[Spambayes] Cunning use of quoted-printable
Greg Ward
gward@python.net
Tue, 1 Oct 2002 11:41:24 -0400
On 01 October 2002, Richie Hindle said:
[... message with lots of quoted-printable in it ...]
> Looks like an attempt to fox system like spambayes. It doesn't make much
> difference, because the tokenizer decodes the quoted-printable, but it
> could trigger a clue token.
SpamAssassin has a test for this -- MIME_EXCESSIVE_QP:
rawbody MIME_EXCESSIVE_QP eval:check_for_mime_excessive_qp()
describe MIME_EXCESSIVE_QP Excessive quoted-printable encoding in body
score MIME_EXCESSIVE_QP 2.070
The implementation is pretty simple:
sub check_for_mime_excessive_qp {
my ($self) = @_;
# Note: We don't use rawbody because it removes MIME parts. Instead,
# we get the raw unfiltered body. We must not change any lines.

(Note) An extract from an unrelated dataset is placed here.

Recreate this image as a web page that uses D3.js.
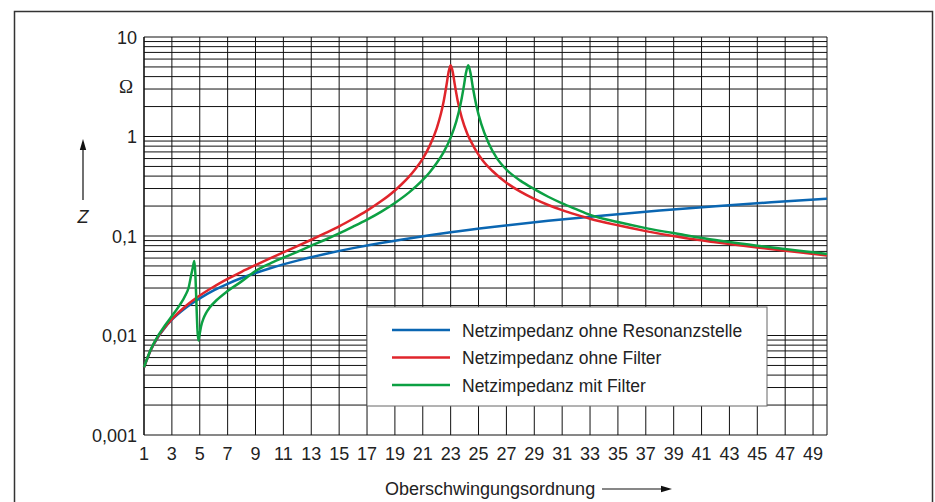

my $body = join('', @{$self->{msg}->get_body()});
my $length = length($body);
my $qp = $body =~ s/\=([0-9A-Fa-f]{2,2})/$1/g;
# this seems like a decent cutoff
return ($length != 0 && ($qp > ($length / 20)));
}
(Hey, now that Matt Sergeant is on the list, I can stop being the local
SpamAssassin expert! *phew*!)
I guess there are a couple of ways to translate this to a
stream-of-tokens approach:
* do a tokenizing pass over the raw message body, and spit out
a whole lot of "=20" tokens
* examine the raw body in a non-tokenizing way, and just emit
a "lots of quoted-printable" token
* ...?
Greg
--
Greg Ward <gward@python.net> http://www.gerg.ca/
Did YOU find a DIGITAL WATCH in YOUR box of VELVEETA?